RECORDS FOR THE TASK »
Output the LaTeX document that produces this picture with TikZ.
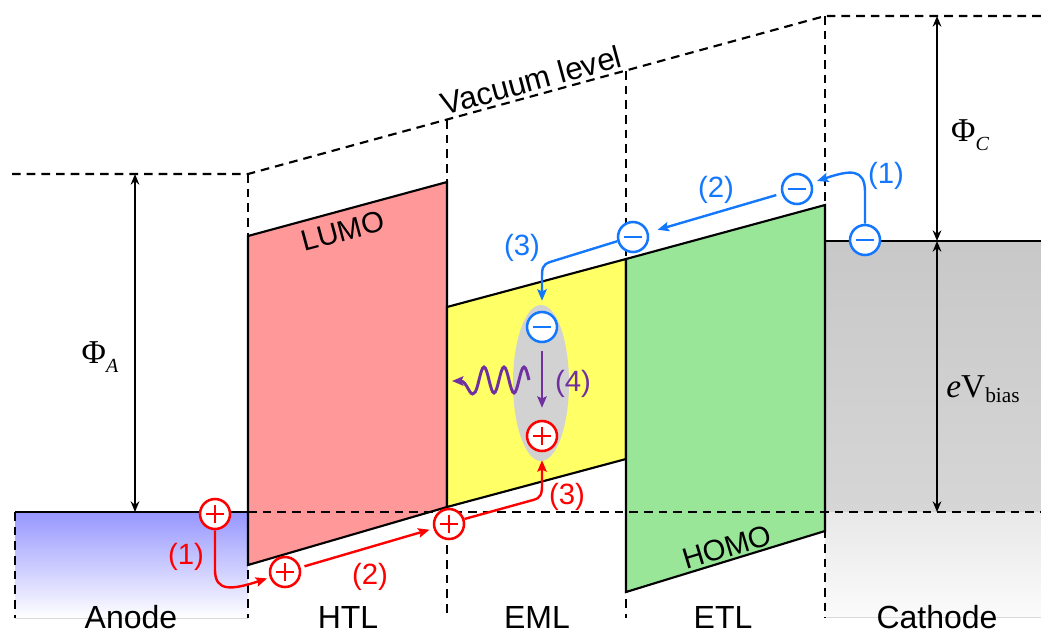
\documentclass[tikz,border=0pt]{standalone}
\usepackage[no-math]{fontspec}
\setmainfont{Liberation Sans}
\newfontfamily\seriff{Liberation Serif}
\usetikzlibrary{arrows.meta}

\definecolor{myred}{RGB}{255,0,0}
\definecolor{myblue}{RGB}{20,120,255}
\definecolor{mypurple}{RGB}{112,48,160}
\definecolor{htlcol}{RGB}{255,153,153}
\definecolor{emlcol}{RGB}{255,255,102}
\definecolor{etlcol}{RGB}{153,230,153}
\definecolor{ellcol}{RGB}{210,210,210}
\definecolor{anodetop}{RGB}{150,150,255}
\definecolor{cathA}{RGB}{200,200,200}
\definecolor{cathB}{RGB}{214,214,214}
\definecolor{cathC}{RGB}{232,232,232}
\definecolor{cathD}{RGB}{251,251,251}

\newcommand\wfn[1]{{\seriff\fontsize{25}{28}\selectfont Φ\raisebox{-7pt}{\fontsize{15}{15}\selectfont\itshape #1}}}

\begin{document}
\begin{tikzpicture}[x=0.75pt,y=-0.75pt,
  dashedline/.style={black, line width=1.6pt, dash pattern=on 6.5pt off 4.5pt},
  solidline/.style={black, line width=1.6pt},
  layer/.style={draw=black, line width=1.6pt, line join=miter},
  dimarrow/.style={black, line width=1.6pt, {Stealth[length=8pt,width=6.5pt]}-{Stealth[length=8pt,width=6.5pt]}},
  carrier/.style={circle, fill=white, line width=1.9pt, minimum size=22.5pt, inner sep=0pt},
  hole/.style={carrier, draw=myred, path picture={
     \draw[myred, line width=1.9pt] ([xshift=-7pt]path picture bounding box.center) -- ([xshift=7pt]path picture bounding box.center);
     \draw[myred, line width=1.9pt] ([yshift=-7pt]path picture bounding box.center) -- ([yshift=7pt]path picture bounding box.center);}},
  elec/.style={carrier, draw=myblue, path picture={
     \draw[myblue, line width=1.9pt] ([xshift=-7pt]path picture bounding box.center) -- ([xshift=7pt]path picture bounding box.center);}},
  redarr/.style={myred, line width=1.8pt, -{Stealth[length=8.5pt,width=7pt,inset=1.5pt]}},
  bluearr/.style={myblue, line width=1.8pt, -{Stealth[length=8.5pt,width=7pt,inset=1.5pt]}},
  purparr/.style={mypurple, line width=2.2pt, -{Stealth[length=8.5pt,width=7pt,inset=1.5pt]}},
  lbl/.style={font=\fontsize{22}{26}\selectfont, inner sep=0pt},
  layerlbl/.style={font=\fontsize{24}{28}\selectfont, inner sep=0pt, anchor=base, text depth=0pt},
  bandlbl/.style={font=\fontsize{22}{26}\selectfont, inner sep=0pt}
]
\useasboundingbox (0,0) rectangle (1041,633);

% electrode backgrounds
\shade[top color=anodetop, bottom color=white] (15,512) rectangle (248,618);
\shade[top color=cathA, bottom color=cathB] (825,241) rectangle (1041,512);
\shade[top color=cathC, bottom color=cathD] (825,512) rectangle (1041,617);
\draw[black!15, line width=0.5pt] (15,618) -- (248,618);
\draw[black!15, line width=0.5pt] (825,617) -- (1041,617);

% vertical dashed boundaries
\draw[dashedline] (15,512) -- (15,618);
\draw[dashedline] (248,174) -- (248,618);
\draw[dashedline] (447,120) -- (447,618);
\draw[dashedline] (626,71) -- (626,618);
\draw[dashedline] (825,16) -- (825,618);

% vacuum level
\draw[dashedline] (12,174) -- (248,174) -- (825,16) -- (1041,16);
\node[font=\fontsize{23.5}{28}\selectfont, inner sep=0pt, anchor=base, rotate=15.3] (vac) at (534,91) {Vacuum level};

% layers
\path[layer, fill=htlcol] (248,236) -- (447,182) -- (447,507) -- (248,565) -- cycle;
\path[layer, fill=emlcol] (447,307) -- (626,259) -- (626,459) -- (447,507) -- cycle;
\path[layer, fill=etlcol] (626,259) -- (825,205) -- (825,531) -- (626,592) -- cycle;
\node[bandlbl, rotate=15] (lumo) at (343,231) {LUMO};
\node[bandlbl, rotate=16.8] (homo) at (727,547) {HOMO};

% Fermi levels
\draw[dashedline] (248,512) -- (1041,512);
\draw[solidline] (15,512) -- (248,512);
\draw[solidline] (825,241) -- (1041,241);

% dimension arrows
\coordinate (phiAtop) at (135,174);
\coordinate (phiAbot) at (135,512);
\draw[dimarrow] (phiAtop) -- (phiAbot);
\node (phiA) at (100,357) {\wfn{A}};
\coordinate (phiCtop) at (937,16);
\coordinate (phiCbot) at (937,241);
\coordinate (biasbot) at (937,512);
\draw[dimarrow] (phiCtop) -- (phiCbot);
\draw[dimarrow] (phiCbot) -- (biasbot);
\node (phiC) at (970,135) {\wfn{C}};
\node (ebias) at (983,389) {\seriff\fontsize{25}{28}\selectfont\itshape e\upshape V\raisebox{-4pt}{\fontsize{16}{16}\selectfont bias}};

% exciton ellipse
\fill[ellcol] (541,383) ellipse [x radius=28, y radius=78];

% carriers
\node[hole] (p1) at (215,514) {};
\node[hole] (p2) at (285,572) {};
\node[hole] (p3) at (449,524) {};
\node[hole] (p4) at (542,436) {};
\node[elec] (n1) at (865,240) {};
\node[elec] (n2) at (797,189) {};
\node[elec] (n3) at (633,237) {};
\node[elec] (n4) at (542,327) {};
\coordinate (b1end) at (817,181);

% hole path
\draw[redarr, shorten >=2pt] (p1.south) -- (215,570) .. controls (215,592) and (232,590) .. (p2.200);
\draw[redarr, shorten <=3pt, shorten >=3pt] (p2) -- (p3);
\draw[redarr, shorten >=6pt] (p3.18) -- (533,500) .. controls (541,498) and (542,494) .. (542,484) -- (p4.south);

% electron path
\draw[bluearr] (n1.north) -- (865,192) .. controls (865,168) and (850,170) .. (b1end);
\draw[bluearr, shorten <=4pt, shorten >=7pt] (n2) -- (n3);
\draw[bluearr, shorten >=7.5pt] (n3.195) -- (550,262) .. controls (542,265) and (542,268) .. (542,280) -- (n4.north);

% recombination
\draw[purparr, shorten <=6pt, shorten >=9pt] (n4.south) -- (p4.north);
\coordinate (wavestart) at (529,380);
\coordinate (waveend) at (452,381);
\draw[purparr] (wavestart) sin (524,367) cos (519,380) sin (514,393) cos (509,380)
  sin (504,367) cos (499,380) sin (494,393) cos (489,380)
  sin (484,367) cos (479,380) sin (474,393) .. controls (470,398) and (467,381) .. (waveend);

% step labels
\node[lbl, text=myred] (r1) at (186,557) {(1)};
\node[lbl, text=myred] (r2) at (370,577) {(2)};
\node[lbl, text=myred] (r3) at (567,497) {(3)};
\node[lbl, text=myblue] (b1) at (886,176) {(1)};
\node[lbl, text=myblue] (b2) at (716,190) {(2)};
\node[lbl, text=myblue] (b3) at (522,248) {(3)};
\node[lbl, text=mypurple] (l4) at (573,384) {(4)};

% layer names
\node[layerlbl] (anode) at (131,628) {Anode};
\node[layerlbl] (htl) at (348,628) {HTL};
\node[layerlbl] (eml) at (537,628) {EML};
\node[layerlbl] (etl) at (723,628) {ETL};
\node[layerlbl] (cathode) at (937,628) {Cathode};
\end{tikzpicture}
\end{document}
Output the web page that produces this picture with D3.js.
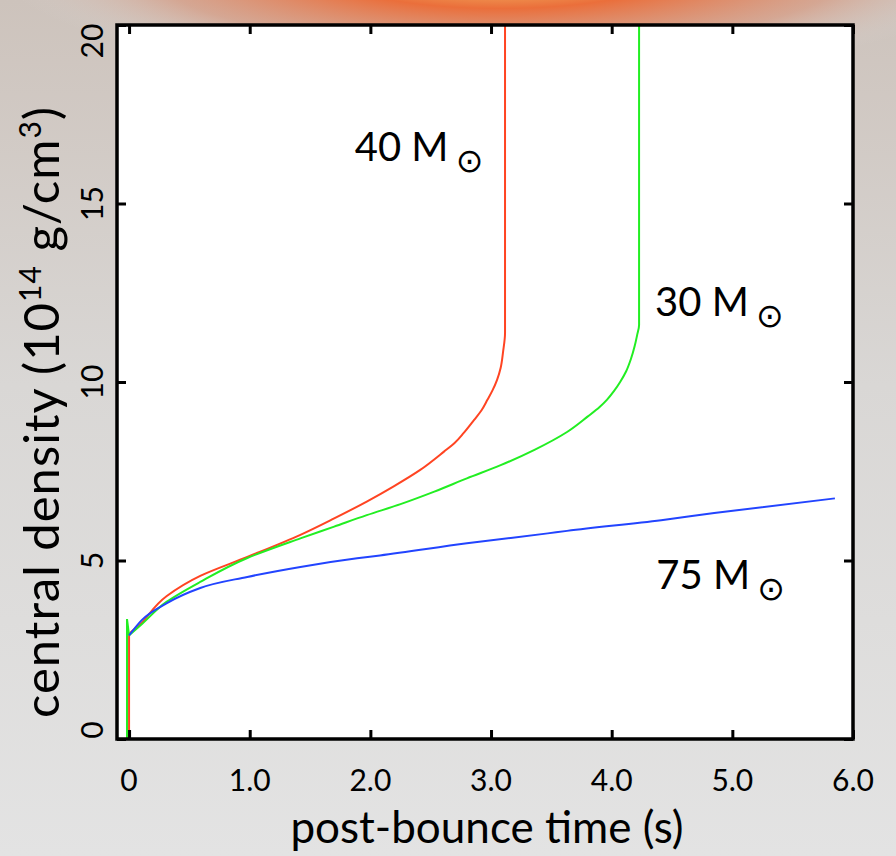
<!DOCTYPE html>
<html>
<head>
<meta charset="utf-8">
<script src="https://cdn.jsdelivr.net/npm/d3@7"></script>
<style>
  body { margin: 0; background: #e0e0e0; }
  svg { display: block; }
  text { font-family: Lato, "Open Sans", sans-serif; fill: #000; }
</style>
</head>
<body>
<div id="chart"></div>
<script>
// tick labels
var xTicks = [0, 1, 2, 3, 4, 5, 6];
var xTickLabels = ["0", "1.0", "2.0", "3.0", "4.0", "5.0", "6.0"];
var yTicks = [0, 5, 10, 15, 20];
var yTickLabels = ["0", "5", "10", "15", "20"];

// 40 Msun (red)
var time40 = [0, 0, 0.09, 0.31, 0.59, 0.98, 1.42, 1.70, 1.97, 2.19, 2.41, 2.61, 2.70, 2.77, 2.86, 2.92, 2.97, 3.01, 3.05, 3.08, 3.10, 3.116, 3.116];
var dens40 = [0, 2.9, 3.2, 4.0, 4.57, 5.1, 5.72, 6.18, 6.65, 7.07, 7.53, 8.05, 8.3, 8.56, 8.94, 9.2, 9.5, 9.75, 10.06, 10.4, 10.85, 11.37, 20];

// 30 Msun (green) - starts with a short spike before bounce
var time30 = [-0.017, -0.017, 0.0, 0.1, 0.31, 0.59, 0.98, 1.42, 1.70, 1.97, 2.25, 2.53, 2.80, 3.08, 3.36, 3.63, 3.80, 3.90, 3.96, 4.02, 4.07, 4.12, 4.16, 4.19, 4.21, 4.227, 4.227];
var dens30 = [0, 3.36, 2.9, 3.2, 3.84, 4.4, 5.07, 5.62, 5.95, 6.27, 6.58, 6.93, 7.3, 7.67, 8.1, 8.6, 9.03, 9.3, 9.5, 9.75, 10.0, 10.3, 10.65, 11.0, 11.3, 11.6, 20];

// 75 Msun (blue)
var time75 = [0, 0.105, 0.31, 0.59, 0.98, 1.42, 1.89, 2.08, 2.80, 3.47, 3.63, 4.41, 4.85, 5.85];
var dens75 = [2.9, 3.33, 3.8, 4.23, 4.54, 4.82, 5.06, 5.14, 5.48, 5.76, 5.83, 6.13, 6.33, 6.74];

// spike = number of leading points drawn straight (the rest is smoothed)
var series = [
    { name: "40", t: time40, d: dens40, spike: 0, along: "y", color: "#ff4422" },
    { name: "30", t: time30, d: dens30, spike: 2, along: "y", color: "#22ee22" },
    { name: "75", t: time75, d: dens75, spike: 0, along: "x", color: "#2244ff" }
];

var labels = [
    { text: "40 M", t: 1.87, d: 16.2 },
    { text: "30 M", t: 4.36, d: 11.85 },
    { text: "75 M", t: 4.37, d: 4.2 }
];

var width = 896,
    height = 856;

var svg = d3.select("#chart")
    .append("svg")
    .attr("width", width)
    .attr("height", height);

// background: grey with a fiery glow at the top
var defs = svg.append("defs");
var glow = defs.append("radialGradient")
    .attr("id", "glow")
    .attr("gradientUnits", "userSpaceOnUse")
    .attr("cx", 500).attr("cy", -30).attr("r", 500)
    .attr("gradientTransform", "translate(500,-30) scale(1,0.22) translate(-500,30)");
glow.append("stop").attr("offset", "0%").attr("stop-color", "#f8e27a").attr("stop-opacity", 1);
glow.append("stop").attr("offset", "35%").attr("stop-color", "#ec6a34").attr("stop-opacity", 0.95);
glow.append("stop").attr("offset", "70%").attr("stop-color", "#dc8a6a").attr("stop-opacity", 0.5);
glow.append("stop").attr("offset", "100%").attr("stop-color", "#e0e0e0").attr("stop-opacity", 0);

var shade = defs.append("linearGradient")
    .attr("id", "shade")
    .attr("x1", 0).attr("y1", 0).attr("x2", 0).attr("y2", 1);
shade.append("stop").attr("offset", "0%").attr("stop-color", "#cdc3bc");
shade.append("stop").attr("offset", "45%").attr("stop-color", "#d9d7d5");
shade.append("stop").attr("offset", "100%").attr("stop-color", "#e3e3e3");

svg.append("rect").attr("width", width).attr("height", height).attr("fill", "url(#shade)");
svg.append("rect").attr("width", width).attr("height", height).attr("fill", "url(#glow)");

var x = d3.scaleLinear().domain([-0.1, 6.0]).range([117, 853]);
var y = d3.scaleLinear().domain([0, 20]).range([739, 25]);

// plot area
svg.append("rect")
    .attr("x", x(-0.1)).attr("y", y(20))
    .attr("width", x(6) - x(-0.1)).attr("height", y(0) - y(20))
    .attr("fill", "#fff");

// curves
function makeLine(curve) {
    return d3.line()
        .x(function (p) { return x(p[0]); })
        .y(function (p) { return y(p[1]); })
        .curve(curve);
}
var straight = makeLine(d3.curveLinear);
var smoothY = makeLine(d3.curveMonotoneY);
var smoothX = makeLine(d3.curveMonotoneX);

var curves = svg.selectAll("g.curve")
    .data(series)
    .enter().append("g")
    .attr("class", "curve")
    .attr("fill", "none")
    .attr("stroke", function (s) { return s.color; })
    .attr("stroke-width", 2);

curves.filter(function (s) { return s.spike > 0; })
    .append("path")
    .attr("d", function (s) { return straight(d3.zip(s.t, s.d).slice(0, s.spike + 1)); });

curves.append("path")
    .attr("d", function (s) {
        var pts = d3.zip(s.t, s.d).slice(s.spike);
        return s.along === "y" ? smoothY(pts) : smoothX(pts);
    });

// inward ticks on all four sides
function tickStyle(g) {
    g.select(".domain").remove();
    g.selectAll(".tick line").attr("stroke", "#000").attr("stroke-width", 3);
}
svg.append("g").attr("transform", "translate(0," + y(0) + ")")
    .call(d3.axisBottom(x).tickValues(xTicks).tickSize(-9).tickFormat(""))
    .call(tickStyle);
svg.append("g").attr("transform", "translate(0," + y(20) + ")")
    .call(d3.axisTop(x).tickValues(xTicks).tickSize(-9).tickFormat(""))
    .call(tickStyle);
svg.append("g").attr("transform", "translate(" + x(-0.1) + ",0)")
    .call(d3.axisLeft(y).tickValues(yTicks).tickSize(-9).tickFormat(""))
    .call(tickStyle);
svg.append("g").attr("transform", "translate(" + x(6) + ",0)")
    .call(d3.axisRight(y).tickValues(yTicks).tickSize(-9).tickFormat(""))
    .call(tickStyle);

// frame
svg.append("rect")
    .attr("x", x(-0.1)).attr("y", y(20))
    .attr("width", x(6) - x(-0.1)).attr("height", y(0) - y(20))
    .attr("fill", "none")
    .attr("stroke", "#000")
    .attr("stroke-width", 3.5);

// tick labels
svg.selectAll("text.xlab")
    .data(xTicks)
    .enter().append("text")
    .attr("class", "xlab")
    .attr("x", function (d) { return x(d); })
    .attr("y", 791)
    .attr("text-anchor", "middle")
    .style("font-size", "30px")
    .text(function (d, i) { return xTickLabels[i]; });

// rotated labels, kept inside the frame's height
svg.selectAll("text.ylab")
    .data(yTicks)
    .enter().append("text")
    .attr("class", "ylab")
    .attr("transform", function (d) {
        var cy = Math.max(41, Math.min(730, y(d)));
        return "translate(103," + cy + ") rotate(-90)";
    })
    .attr("text-anchor", "middle")
    .style("font-size", "30px")
    .text(function (d, i) { return yTickLabels[i]; });

// axis titles
svg.append("text")
    .attr("x", 487).attr("y", 843)
    .attr("text-anchor", "middle")
    .style("font-size", "44px")
    .text("post-bounce time (s)");

var yt = svg.append("text")
    .attr("transform", "translate(59,412) rotate(-90)")
    .attr("text-anchor", "middle")
    .style("font-size", "49px")
    .style("letter-spacing", "1px");
yt.append("tspan").text("central density (10");
yt.append("tspan").attr("dy", -18).style("font-size", "30px").text("14");
yt.append("tspan").attr("dy", 18).text(" g/cm");
yt.append("tspan").attr("dy", -18).style("font-size", "30px").text("3");
yt.append("tspan").attr("dy", 18).text(")");

// mass labels
var lab = svg.selectAll("g.mass")
    .data(labels)
    .enter().append("g")
    .attr("class", "mass")
    .attr("transform", function (d) { return "translate(" + x(d.t) + "," + y(d.d) + ")"; });
lab.append("text")
    .style("font-size", "40px")
    .text(function (d) { return d.text; });
lab.append("text")
    .attr("x", 101).attr("y", 11)
    .style("font-family", "DejaVu Sans")
    .style("font-size", "33px")
    .text("\u2299");
</script>
</body>
</html>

OBJECTIVE »
With the pictures removed from your copy, retype the lines above from the one that contains "Output the web" through the one that contains "10.85, 11.37, 20];", exactly.

WRITTEN SOLUTION »
Output the web page that produces this picture with D3.js.
<!DOCTYPE html>
<html>
<head>
<meta charset="utf-8">
<script src="https://cdn.jsdelivr.net/npm/d3@7"></script>
<style>
  body { margin: 0; background: #e0e0e0; }
  svg { display: block; }
  text { font-family: Lato, "Open Sans", sans-serif; fill: #000; }
</style>
</head>
<body>
<div id="chart"></div>
<script>
// tick labels
var xTicks = [0, 1, 2, 3, 4, 5, 6];
var xTickLabels = ["0", "1.0", "2.0", "3.0", "4.0", "5.0", "6.0"];
var yTicks = [0, 5, 10, 15, 20];
var yTickLabels = ["0", "5", "10", "15", "20"];

// 40 Msun (red)
var time40 = [0, 0, 0.09, 0.31, 0.59, 0.98, 1.42, 1.70, 1.97, 2.19, 2.41, 2.61, 2.70, 2.77, 2.86, 2.92, 2.97, 3.01, 3.05, 3.08, 3.10, 3.116, 3.116];
var dens40 = [0, 2.9, 3.2, 4.0, 4.57, 5.1, 5.72, 6.18, 6.65, 7.07, 7.53, 8.05, 8.3, 8.56, 8.94, 9.2, 9.5, 9.75, 10.06, 10.4, 10.85, 11.37, 20];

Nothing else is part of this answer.